* _PROBLEM TO SOLVE_
From the listing below, output the lines between the one with "Emit a web page" and the one with "var flavonoidsSig = ['b', 'a', 'ab', 'a'];", including those two, and nothing else. Pictures are not copied.

* _EXTRACTED ENTRIES_
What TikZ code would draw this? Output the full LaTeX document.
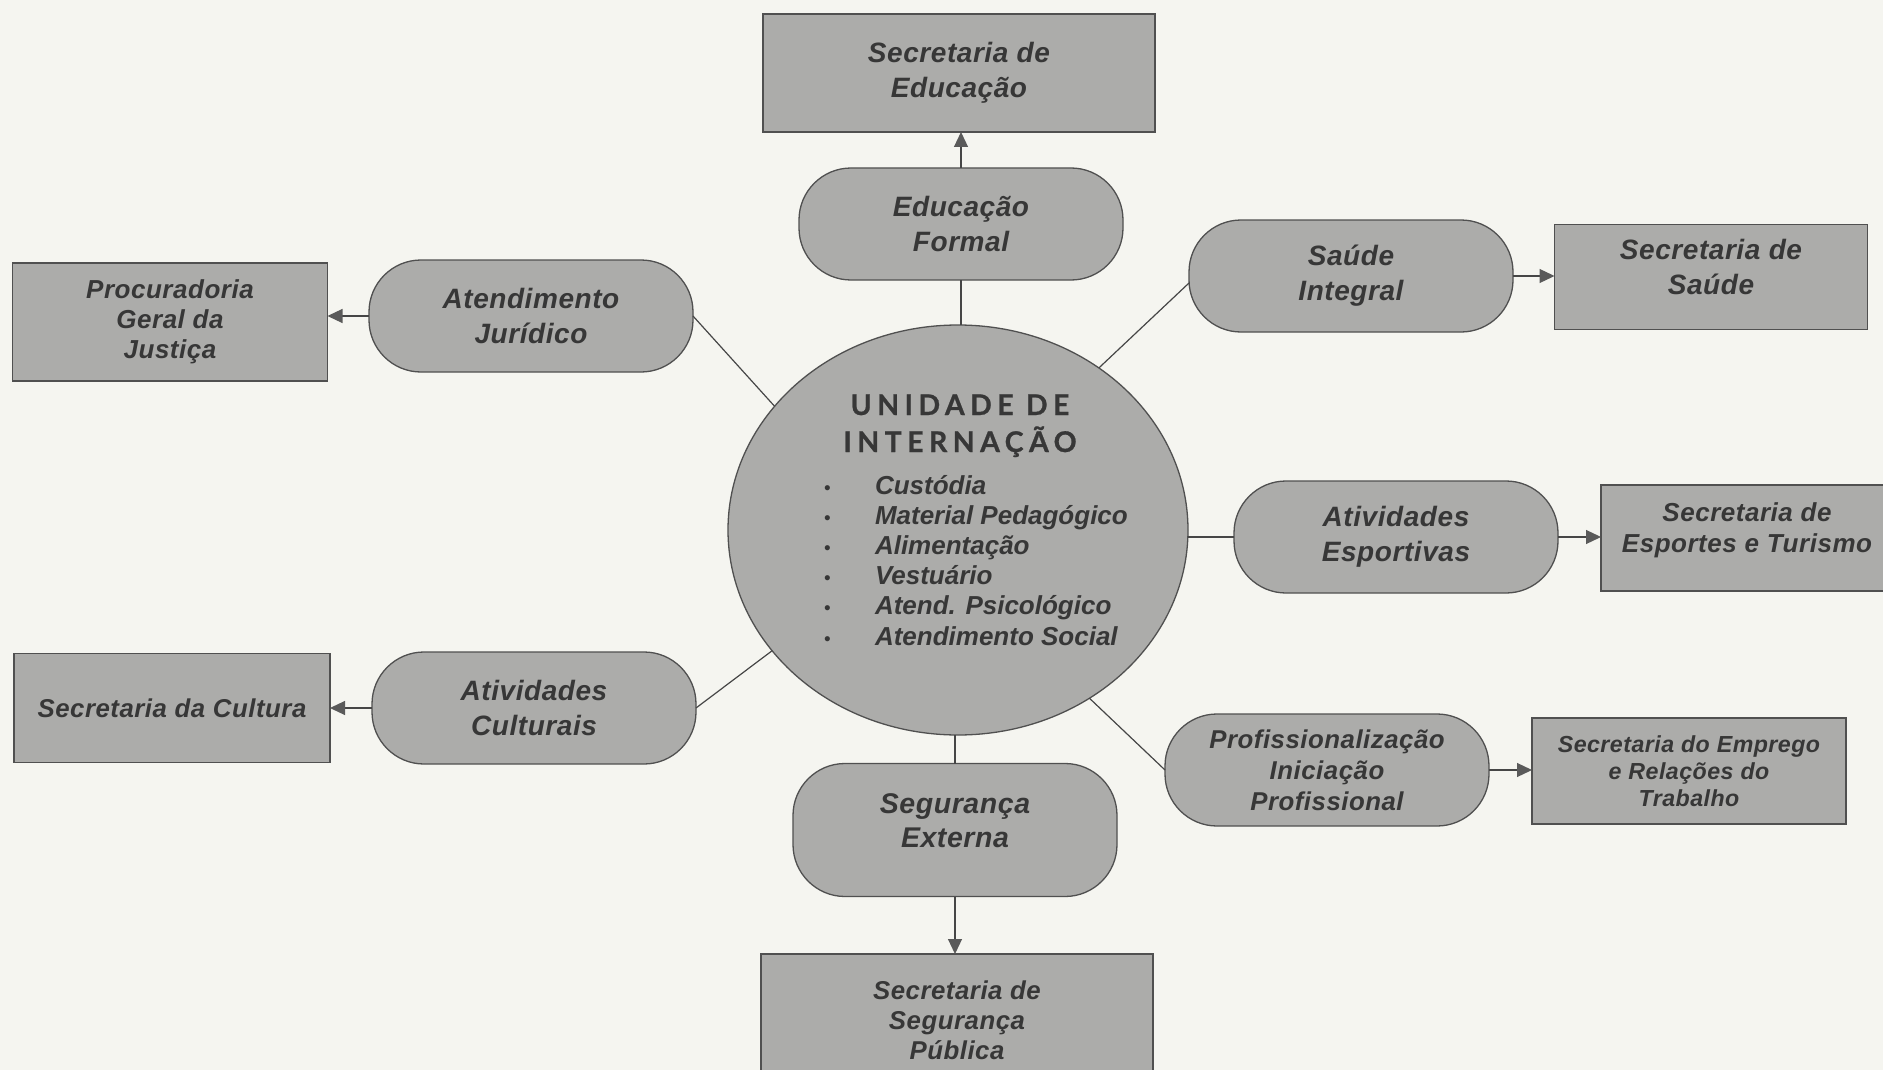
\documentclass[tikz,border=0pt]{standalone}
\usepackage{fontspec}
\setmainfont{Liberation Sans}
\newfontfamily\boxfont[LetterSpace=2]{Liberation Sans}
\newfontfamily\titlefont[LetterSpace=19,FakeBold=0.8]{Lato}
\usetikzlibrary{shapes.geometric,arrows.meta}
\definecolor{bg}{RGB}{245,245,240}
\definecolor{boxfill}{RGB}{172,172,170}
\definecolor{edgec}{RGB}{80,80,80}
\definecolor{txt}{RGB}{55,55,55}
\definecolor{lnk}{RGB}{70,70,70}
\definecolor{tipc}{RGB}{90,90,90}
\newcommand{\bxf}[2]{\boxfont\bfseries\itshape\fontsize{#1}{#2}\selectfont}
\begin{document}
\begin{tikzpicture}[x=1pt,y=-1pt,
  every node/.style={inner sep=0pt,outer sep=0pt},
  secbox/.style={draw=edgec,line width=1.3pt,fill=boxfill,rectangle,align=center,text=txt,
    font=\bxf{28}{35}},
  pill/.style={draw=edgec,line width=1.3pt,fill=boxfill,rectangle,rounded corners=52pt,
    minimum width=324pt,minimum height=112pt,align=center,text=txt,
    font=\bxf{28}{35}},
  item/.style={anchor=base west,text=txt,font=\bfseries\itshape\fontsize{26}{30}\selectfont},
  ttl/.style={anchor=base,text=txt,font=\titlefont\bfseries\fontsize{28.5}{37}\selectfont},
  conn/.style={draw=lnk,line width=1.2pt},
  arr/.style={conn,-{Triangle[length=15pt,width=14pt,color=tipc]}}
]
\useasboundingbox (0,0) rectangle (1883,1070);
\fill[bg] (0,0) rectangle (1883,1070);

% central unit
\node[ellipse,draw=edgec,line width=1.3pt,fill=boxfill,minimum width=460pt,minimum height=410pt] (u) at (958,530) {};
\node[ttl] (t1) at (960,415) {UNIDADE DE};
\node[ttl] (t2) at (960,452) {INTERNAÇÃO};
\foreach \n/\yy/\s in {i1/494/Custódia,i2/524.2/Material Pedagógico,i3/554.4/Alimentação,i4/584.6/Vestuário,i5/614.8/Atend. Psicológico,i6/645/Atendimento Social}{
  \node[item] (\n) at (824,\yy) {\makebox[51pt][l]{\normalfont\fontsize{19}{19}\selectfont\textbullet}\s};
}

% secretariats
\node[secbox,minimum width=392pt,minimum height=118pt] (sece) at (959,73) {Secretaria de\\Educação};
\node[secbox,minimum width=315pt,minimum height=118pt,font=\bxf{26}{30}] (proc) at (170,322) {Procuradoria\\Geral da\\Justiça};
\node[secbox,minimum width=313pt,minimum height=105pt,text depth=20pt] (secs) at (1711,277) {Secretaria de\\Saúde};
\node[secbox,minimum width=292pt,minimum height=106pt,text depth=20pt,font=\bxf{26}{31}] (sesp) at (1747,538) {Secretaria de\\Esportes e Turismo};
\node[secbox,minimum width=314pt,minimum height=106pt,font=\bxf{23.2}{27}] (semp) at (1689,771) {Secretaria do Emprego\\e Relações do\\Trabalho};
\node[secbox,minimum width=392pt,minimum height=132pt,font=\bxf{25.8}{30}] (ssp) at (957,1020) {Secretaria de\\Segurança\\Pública};
\node[secbox,minimum width=316pt,minimum height=109pt,font=\bxf{25.8}{30}] (scul) at (172,708) {Secretaria da Cultura};

% programme pills
\node[pill] (edu) at (961,224) {Educação\\Formal};
\node[pill] (jur) at (531,316) {Atendimento\\Jurídico};
\node[pill] (sau) at (1351,276) {Saúde\\Integral};
\node[pill] (esp) at (1396,537) {Atividades\\Esportivas};
\node[pill] (cul) at (534,708) {Atividades\\Culturais};
\node[pill,font=\bxf{25.8}{31}] (prof) at (1327,770) {Profissionalização\\Iniciação\\Profissional};
\node[pill,minimum height=133pt,text depth=18pt,font=\bxf{28.5}{34}] (seg) at (955,830) {Segurança\\Externa};

% links from the unit
\draw[conn] (edu.south) -- (edu.south |- u.north);
\draw[conn] (u.146) -- (jur.east);
\draw[conn] (u.49) -- ([yshift=-7pt]sau.west);
\draw[conn] (esp.west) -- (esp.west -| u.east);
\draw[conn] (u.213) -- (cul.east);
\draw[conn] (u.308) -- (prof.west);
\draw[conn] (seg.north) -- (seg.north |- u.south);

% arrows to secretariats
\draw[arr] (edu.north) -- (edu.north |- sece.south);
\draw[arr] (jur.west) -- (jur.west -| proc.east);
\draw[arr] (sau.east) -- (sau.east -| secs.west);
\draw[arr] (esp.east) -- (esp.east -| sesp.west);
\draw[arr] (cul.west) -- (cul.west -| scul.east);
\draw[arr] (prof.east) -- (prof.east -| semp.west);
\draw[arr] (seg.south) -- (seg.south |- ssp.north);
\end{tikzpicture}
\end{document}
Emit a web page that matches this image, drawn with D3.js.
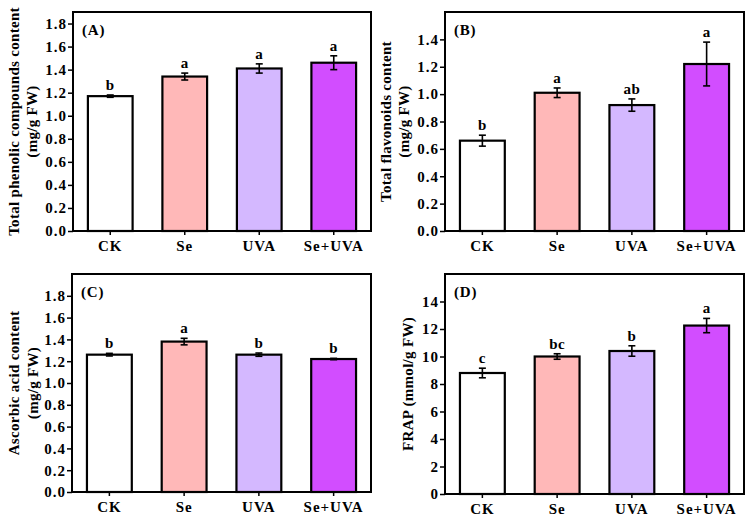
<!DOCTYPE html>
<html>
<head>
<meta charset="utf-8">
<script src="https://cdn.jsdelivr.net/npm/d3@7"></script>
<style>
  body { margin: 0; background: #fff; }
  svg text { font-family: "Liberation Serif", "Times New Roman", serif; font-weight: bold; }
</style>
</head>
<body>
<svg id="chart" width="755" height="526"></svg>
<script>
var categories = ['CK', 'Se', 'UVA', 'Se+UVA'];
var colors = ['#ffffff', '#ffb8b8', '#d4b8ff', '#d24dff'];

// (A) total phenolic compounds
var phenolic = [1.17, 1.34, 1.41, 1.46];
var phenolicErr = [0.01, 0.03, 0.04, 0.06];
var phenolicSig = ['b', 'a', 'a', 'a'];

// (B) total flavonoids
var flavonoids = [0.66, 1.01, 0.92, 1.22];
var flavonoidsErr = [0.04, 0.035, 0.045, 0.16];
var flavonoidsSig = ['b', 'a', 'ab', 'a'];

// (C) ascorbic acid
var ascorbic = [1.26, 1.38, 1.26, 1.22];
var ascorbicErr = [0.012, 0.03, 0.015, 0.006];
var ascorbicSig = ['b', 'a', 'b', 'b'];

// (D) FRAP
var frap = [8.8, 10.0, 10.4, 12.25];
var frapErr = [0.35, 0.2, 0.38, 0.52];
var frapSig = ['c', 'bc', 'b', 'a'];

var panels = [
  {tag: '(A)', values: phenolic, err: phenolicErr, sig: phenolicSig, max: 1.9, step: 0.2, top: 1.8, fmt: '.1f',
   title: ['Total phenolic compounds content', '(mg/g FW)'], x0: 73, x1: 371, y0: 12, y1: 231, tx: [14, 32]},
  {tag: '(B)', values: flavonoids, err: flavonoidsErr, sig: flavonoidsSig, max: 1.6, step: 0.2, top: 1.4, fmt: '.1f',
   title: ['Total flavonoids content', '(mg/g FW)'], x0: 445, x1: 744, y0: 12, y1: 231, tx: [386, 404]},
  {tag: '(C)', values: ascorbic, err: ascorbicErr, sig: ascorbicSig, max: 2.0, step: 0.2, top: 1.8, fmt: '.1f',
   title: ['Ascorbic acid content', '(mg/g FW)'], x0: 72, x1: 371, y0: 274, y1: 492, tx: [14, 33]},
  {tag: '(D)', values: frap, err: frapErr, sig: frapSig, max: 16, step: 2, top: 14, fmt: 'd',
   title: ['FRAP (mmol/g FW)'], x0: 445, x1: 744, y0: 274, y1: 494, tx: [408]}
];

var svg = d3.select('#chart');

panels.forEach(drawPanel);

function drawPanel(p){
  var x = d3.scaleBand().domain(categories).range([p.x0, p.x1]).paddingInner(0.4).paddingOuter(0.2);
  var y = d3.scaleLinear().domain([0, p.max]).range([p.y1, p.y0]);
  var g = svg.append('g');

  var ticks = d3.range(0, Math.round(p.top / p.step) + 1).map(function(i){ return +(i * p.step).toFixed(2); });

  var yAxis = g.append('g')
    .attr('transform', 'translate(' + p.x0 + ',0)')
    .call(d3.axisLeft(y).tickValues(ticks).tickFormat(d3.format(p.fmt)).tickSize(5).tickSizeOuter(0).tickPadding(1));
  yAxis.select('.domain').remove();
  yAxis.selectAll('line').attr('stroke-width', 1.5);
  yAxis.selectAll('text').attr('font-size', 15).attr('letter-spacing', 1).attr('fill', '#000');

  var xAxis = g.append('g')
    .attr('transform', 'translate(0,' + p.y1 + ')')
    .call(d3.axisBottom(x).tickSize(4).tickSizeOuter(0).tickPadding(5));
  xAxis.select('.domain').remove();
  xAxis.selectAll('line').attr('stroke-width', 1.5);
  xAxis.selectAll('text').attr('font-size', 15).attr('letter-spacing', 1).attr('fill', '#000');

  // bars
  g.selectAll('rect.bar')
    .data(p.values)
    .join('rect')
    .attr('class', 'bar')
    .attr('x', function(d, i){ return x(categories[i]); })
    .attr('width', x.bandwidth())
    .attr('y', function(d){ return y(d); })
    .attr('height', function(d){ return y(0) - y(d); })
    .attr('fill', function(d, i){ return colors[i]; })
    .attr('stroke', '#000')
    .attr('stroke-width', 2.2);

  // error bars
  p.values.forEach(function(v, i){
    var cx = x(categories[i]) + x.bandwidth() / 2;
    var hi = y(v + p.err[i]), lo = y(v - p.err[i]);
    g.append('line').attr('x1', cx).attr('x2', cx).attr('y1', hi).attr('y2', lo)
      .attr('stroke', '#000').attr('stroke-width', 1.6);
    [hi, lo].forEach(function(yy){
      g.append('line').attr('x1', cx - 3.5).attr('x2', cx + 3.5).attr('y1', yy).attr('y2', yy)
        .attr('stroke', '#000').attr('stroke-width', 1.6);
    });
    g.append('text')
      .attr('x', cx)
      .attr('y', hi - 5)
      .attr('text-anchor', 'middle')
      .attr('font-size', 15)
      .attr('letter-spacing', 0.5)
      .text(p.sig[i]);
  });

  // frame
  g.append('rect')
    .attr('x', p.x0).attr('y', p.y0)
    .attr('width', p.x1 - p.x0).attr('height', p.y1 - p.y0)
    .attr('fill', 'none').attr('stroke', '#000').attr('stroke-width', 2);

  g.append('text')
    .attr('x', p.x0 + 9)
    .attr('y', p.y0 + 23)
    .attr('font-size', 15)
    .attr('letter-spacing', 0.8)
    .text(p.tag);

  // y title
  var cy = (p.y0 + p.y1) / 2;
  p.title.forEach(function(t, k){
    g.append('text')
      .attr('transform', 'translate(' + p.tx[k] + ',' + cy + ') rotate(-90)')
      .attr('text-anchor', 'middle')
      .attr('dy', '0.35em')
      .attr('font-size', 15)
      .attr('letter-spacing', 0.3)
      .text(t);
  });
}
</script>
</body>
</html>
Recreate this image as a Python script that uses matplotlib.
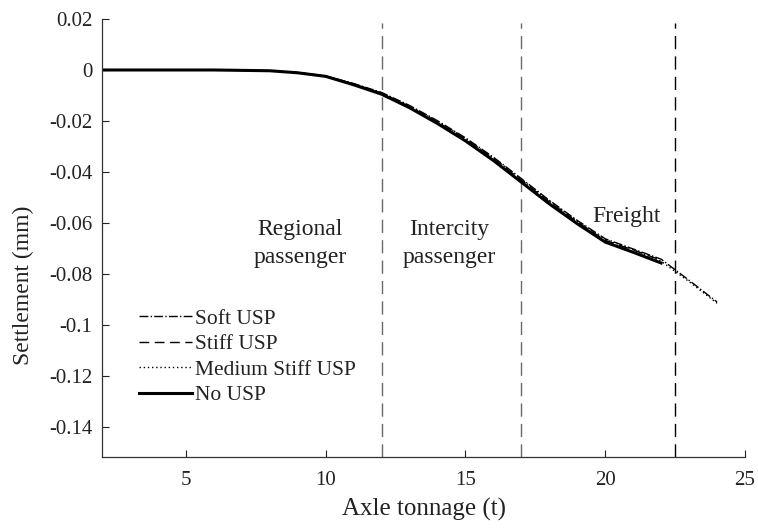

* _RESULT OF THIS EXERCISE_
Emit a web page that matches this image, drawn with D3.js.
<!DOCTYPE html>
<html>
<head>
<meta charset="utf-8">
<script src="https://cdn.jsdelivr.net/npm/d3@7"></script>
<style>
  body { margin: 0; background: #fff; }
  svg text { font-family: "Liberation Serif", "Times New Roman", serif; font-weight: bold; }
</style>
</head>
<body>
<svg id="chart" width="755" height="526"></svg>
<script>
var categories = ['CK', 'Se', 'UVA', 'Se+UVA'];
var colors = ['#ffffff', '#ffb8b8', '#d4b8ff', '#d24dff'];

// (A) total phenolic compounds
var phenolic = [1.17, 1.34, 1.41, 1.46];
var phenolicErr = [0.01, 0.03, 0.04, 0.06];
var phenolicSig = ['b', 'a', 'a', 'a'];

// (B) total flavonoids
var flavonoids = [0.66, 1.01, 0.92, 1.22];
var flavonoidsErr = [0.04, 0.035, 0.045, 0.16];
var flavonoidsSig = ['b', 'a', 'ab', 'a'];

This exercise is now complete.